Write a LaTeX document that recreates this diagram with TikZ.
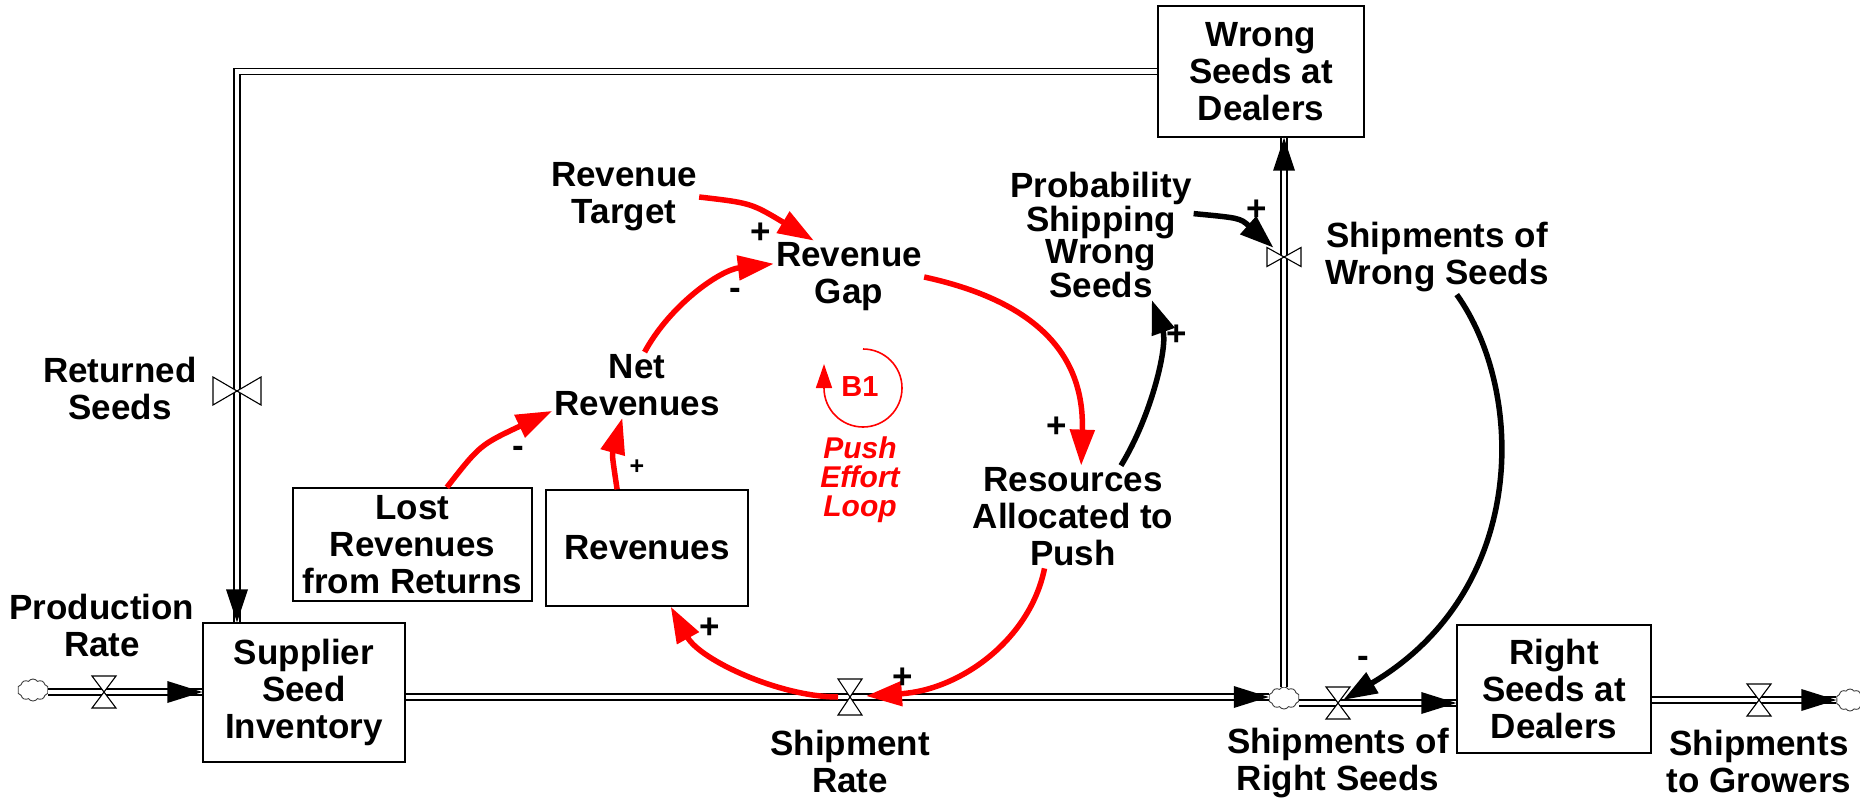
\documentclass[tikz,border=0pt]{standalone}
\usepackage{fontspec}
\setmainfont{Liberation Sans}
\usetikzlibrary{arrows.meta,shapes.symbols}
\definecolor{loopred}{RGB}{255,0,0}
\begin{document}
\begin{tikzpicture}[x=1pt,y=-1pt,
  lbl/.style={align=center,inner sep=2pt,font=\fontsize{35}{37}\selectfont\bfseries},
  tightlbl/.style={align=center,inner sep=2pt,font=\fontsize{35}{29.5}\selectfont\bfseries},
  stock/.style={draw,line width=1.4pt,align=center,inner sep=0pt,font=\fontsize{35}{37}\selectfont\bfseries},
  pipe/.style={draw=black,line width=1.6pt,double=white,double distance=4.5pt},
  pipehead/.style={fill=black},
  valve/.style={draw=black,fill=white,line width=1.1pt,line join=miter},
  cloudy/.style={cloud,cloud puffs=10,cloud puff arc=110,draw=black!75,line width=0.9pt,fill=white,
    minimum width=31pt,minimum height=22pt,inner sep=0pt},
  rlink/.style={draw=loopred,line width=5.5pt,-{Triangle[length=36pt,width=24pt]}},
  blink/.style={draw=black,line width=5.5pt,-{Triangle[length=34pt,width=23pt]}},
  sgn/.style={inner sep=0pt,font=\fontsize{35}{35}\selectfont\bfseries},
]
\useasboundingbox (0,0) rectangle (1860,798);

% valve positions on the pipes
\coordinate (vPR)  at (104,692);
\coordinate (vSR)  at (850,697);
\coordinate (vRS)  at (1338,703);
\coordinate (vSG)  at (1759,700);
\coordinate (vRet) at (237,391);
\coordinate (vWS)  at (1284,257);
\coordinate (loopc) at (863,388);

% stocks
\node[stock,minimum width=202pt,minimum height=139pt] (sup)  at (304,692.5) {Supplier\\Seed\\Inventory};
\node[stock,minimum width=206pt,minimum height=131pt] (ws)   at (1261,71.5) {Wrong\\Seeds at\\Dealers};
\node[stock,minimum width=194pt,minimum height=128pt] (rs)   at (1554,689) {Right\\Seeds at\\Dealers};
\node[stock,minimum width=239pt,minimum height=113pt] (lost) at (412.5,544.5) {Lost\\Revenues\\from Returns};
\node[stock,minimum width=202pt,minimum height=116pt] (rev)  at (647,548) {Revenues};

% sources and sinks
\node[cloudy] (cl1) at (33,690) {};
\node[cloudy] (cl2) at (1284,698) {};
\node[cloudy,minimum width=28pt] (cl3) at (1850,700) {};

% flow pipes
\draw[pipe] (cl1.east |- vPR) -- (sup.west |- vPR);
\fill[pipehead,shift={(sup.west |- vPR)}] (0,0) -- (-35,-11) -- (-35,11) -- cycle;

\draw[pipe] (sup.east |- vSR) -- (cl2.west |- vSR);
\fill[pipehead,shift={(cl2.west |- vSR)}] (0,0) -- (-35,-11) -- (-35,11) -- cycle;

\draw[pipe] (cl2.east |- vRS) -- (rs.west |- vRS);
\fill[pipehead,shift={(rs.west |- vRS)}] (0,0) -- (-35,-11) -- (-35,11) -- cycle;

\draw[pipe] (rs.east |- vSG) -- (cl3.west |- vSG);
\fill[pipehead,shift={(cl3.west |- vSG)}] (0,0) -- (-35,-11) -- (-35,11) -- cycle;

\draw[pipe] (cl2.north) -- (cl2.north |- ws.south);
\fill[pipehead,shift={(cl2.north |- ws.south)}] (0,0) -- (-11,33) -- (11,33) -- cycle;

\draw[pipe,line join=miter] (ws.west) -| (vRet |- sup.north);
\fill[pipehead,shift={(vRet |- sup.north)}] (0,0) -- (-11,-33) -- (11,-33) -- cycle;

% valves
\draw[valve,shift={(vPR)}] (-12,-16) -- (12,-16) -- (-12,16) -- (12,16) -- cycle;
\draw[valve,shift={(vSR)}] (-12,-18) -- (12,-18) -- (-12,18) -- (12,18) -- cycle;
\draw[valve,shift={(vRS)}] (-12,-16) -- (12,-16) -- (-12,16) -- (12,16) -- cycle;
\draw[valve,shift={(vSG)}] (-12,-16) -- (12,-16) -- (-12,16) -- (12,16) -- cycle;
\draw[valve,shift={(vRet)}] (-24,-14) -- (-24,14) -- (24,-14) -- (24,14) -- cycle;
\draw[valve,shift={(vWS)}] (-17,-9.5) -- (-17,9.5) -- (17,-9.5) -- (17,9.5) -- cycle;

% variable and flow names
\node[lbl] (prod) at (102,625) {Production\\Rate};
\node[lbl] (ret)  at (120,388.5) {Returned\\Seeds};
\node[lbl] (tgt)  at (624,197) {Revenue\\Target};
\node[lbl] (gap)  at (849,277) {Revenue\\Gap};
\node[lbl] (net)  at (637,385) {Net\\Revenues};
\node[lbl] (res)  at (1073,517) {Resources\\Allocated to\\Push};
\node[tightlbl] (prob) at (1101,235) {Probability\\Shipping\\Wrong\\Seeds};
\node[lbl] (shws) at (1437,257.5) {Shipments of\\Wrong Seeds};
\node[lbl] (shsr) at (850,761) {Shipment\\Rate};
\node[lbl] (shrs) at (1338,763) {Shipments of\\Right Seeds};
\node[lbl] (shg)  at (1759,761) {Shipments\\to Growers};

% loop marker
\node[font=\fontsize{29}{29}\selectfont\bfseries,text=loopred,inner sep=0pt] (b1) at (860,387) {B1};
\node[align=center,inner sep=0pt,font=\fontsize{30}{29}\selectfont\bfseries\itshape,text=loopred] (pel) at (860,479.5) {Push\\Effort\\Loop};
\draw[draw=loopred,line width=1.6pt,-{Triangle[length=24pt,width=16pt]}]
  (loopc) ++(0,-39) arc[start angle=-90,end angle=180,radius=39] -- ++(0,-24);

% causal links of the push effort loop
\draw[rlink] (tgt.east) .. controls (751,203) .. (gap.134);
\draw[rlink] (net.77) .. controls (670,305) and (720,270) .. (gap.170);
\draw[rlink] (gap.east) .. controls (1030,300) and (1085,350) .. (res.81);
\draw[rlink,shorten >=16pt] (res.-119) .. controls (1030,640) and (960,690) .. (vSR);
\draw[rlink,shorten <=12pt] (vSR) .. controls (780,697) and (700,660) .. (rev.-68);
\draw[rlink] (rev.117) .. controls (612,455) .. (net.-114);
\draw[rlink] (lost.59) .. controls (480,445) .. (net.197);

% other causal links
\draw[blink] (res.47) .. controls (1152,415) and (1168,345) .. (prob.-52);
\draw[blink,shorten >=14pt] (prob.13) .. controls (1240,218) .. (vWS);
\draw[blink,shorten >=6pt] (shws.-62) .. controls (1525,390) and (1530,590) .. (vRS);

% link polarities
\node[sgn] (p1) at (761,233) {+};
\node[sgn] (m1) at (735,294) {-};
\node[sgn] (p2) at (1057,427) {+};
\node[sgn] (p3) at (1177,335) {+};
\node[sgn] (p4) at (1257,210) {+};
\node[sgn] (m2) at (1363,662) {-};
\node[sgn,font=\fontsize{25}{25}\selectfont\bfseries] (p5) at (637,467) {+};
\node[sgn] (p6) at (710,628) {+};
\node[sgn] (p7) at (903,678) {+};
\node[sgn] (m3) at (518,452) {-};
\end{tikzpicture}
\end{document}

----------------------------------------

:: Task goal ::
Only lines belong in the copy: transcribe those from the start of the data through the line that contains "(loopc) at (863,388);", and skip the pictures.

:: Exercise output ::
Write a LaTeX document that recreates this diagram with TikZ.
\documentclass[tikz,border=0pt]{standalone}
\usepackage{fontspec}
\setmainfont{Liberation Sans}
\usetikzlibrary{arrows.meta,shapes.symbols}
\definecolor{loopred}{RGB}{255,0,0}
\begin{document}
\begin{tikzpicture}[x=1pt,y=-1pt,
  lbl/.style={align=center,inner sep=2pt,font=\fontsize{35}{37}\selectfont\bfseries},
  tightlbl/.style={align=center,inner sep=2pt,font=\fontsize{35}{29.5}\selectfont\bfseries},
  stock/.style={draw,line width=1.4pt,align=center,inner sep=0pt,font=\fontsize{35}{37}\selectfont\bfseries},
  pipe/.style={draw=black,line width=1.6pt,double=white,double distance=4.5pt},
  pipehead/.style={fill=black},
  valve/.style={draw=black,fill=white,line width=1.1pt,line join=miter},
  cloudy/.style={cloud,cloud puffs=10,cloud puff arc=110,draw=black!75,line width=0.9pt,fill=white,
    minimum width=31pt,minimum height=22pt,inner sep=0pt},
  rlink/.style={draw=loopred,line width=5.5pt,-{Triangle[length=36pt,width=24pt]}},
  blink/.style={draw=black,line width=5.5pt,-{Triangle[length=34pt,width=23pt]}},
  sgn/.style={inner sep=0pt,font=\fontsize{35}{35}\selectfont\bfseries},
]
\useasboundingbox (0,0) rectangle (1860,798);

% valve positions on the pipes
\coordinate (vPR)  at (104,692);
\coordinate (vSR)  at (850,697);
\coordinate (vRS)  at (1338,703);
\coordinate (vSG)  at (1759,700);
\coordinate (vRet) at (237,391);
\coordinate (vWS)  at (1284,257);
\coordinate (loopc) at (863,388);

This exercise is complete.